Standing in my living room, very late at night, very alone, I was in shock. I knew my life was about to change but had no idea how it would. A verse came to me from Jeremiah 29:11:

For I know the plans I have for you,” declares the Lord, “plans to prosper you and not to harm you, plans to give you hope and a future.” (NIV)

That verse would come back to me again and again at key times over the next three years – at times when no other words could possibly sustain me or give me hope. Like the night of the fire . . .

Let’s just say that major changes occurred in rapid-fire succession from that day forward. (Riddle: What day of the year is a command? Answer: March “fourth.” Geez!)
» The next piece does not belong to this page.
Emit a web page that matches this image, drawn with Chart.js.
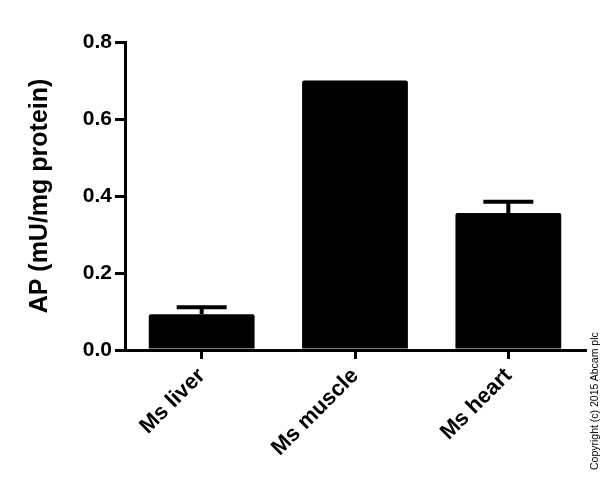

My grandmother died. I refinanced our home. My brother died. The divorce process became eminent. I sold my home. I moved. I lost my job due to an injury. I was promoted in my home business. I moved again. I got a temporary job then a permanent position. My mom was diagnosed with lung cancer. The divorce was final at Christmastime. Geez! I was in a fire. I moved twice to temporary housing. I moved to a beautiful condo where I now reside. The healing work has begun, from the inside out!

Whew! I thank the Lord for walking with me and for bringing the Army of Believers who have been there, led me, and carried me on this journey to today. It takes an Army and an unshakable faith in Christ to rise from the trials of life victorious. I pray daily for Craig’s repentance and return to the Lord. And I do know this: the choices we make each day determine where we ultimately land in our walk with the Lord, our walk through the days of our lives. Since my prayer has always been for my own sorrows not to be wasted, I remember to seek the face of Jesus each day, especially when the mud flies. I pray that Craig will too. He has incredible gifts of teaching, of reasoning, of physical health, and of loving. May these be used for God’s glory soon.

As for me, I’m called to do what I can with what I have, where I am. (At the time of this writing in 2005, I’d) just had a “Thanksgiving” party to thank all the people that helped me; the evening was wonderful! I pray that the Lord continues to restore me. Through this process, my purpose has become clear: to build something of significance that blesses other people. Gee, that’s what I’ve always wanted in my heart before I could put the words together! To know this purpose is the intervention I prayed for March 4, 2003. I am closer to this dream now more than ever before. And it came this way. This way? Yes, it came this way.

And since this has proven to be true in my life I must say that I really wouldn’t want it any other way!

Thanks.  Just Julie

***************************

ADDENDUM:  It is now 9 years later when I have come across my testimony in an old computer file.  I am amazed at all the Lord has walked with me through!  My mother passed away in March of 2007 and I married my intended beloved, Steve, in November later that year.  I moved to Indiana to marry Steve, to slow things down, to rediscover so many rich outdoor activities, and to enjoy a loving relationship with Steve like none I had ever experienced before.  Even a serious personal illness, my brother’s stroke, and a medical leave from a lifelong profession that I love could not deter the love I experience from my Jesus and my Stevers.  After all:  life goes on.  I am exceedingly grateful that the Lord never changes.  I am exceedingly grateful for so much!

DSCF9784

The most important element in all of this, in all of my life, is my personal relationship with Jesus Christ.  Thank you Jesus.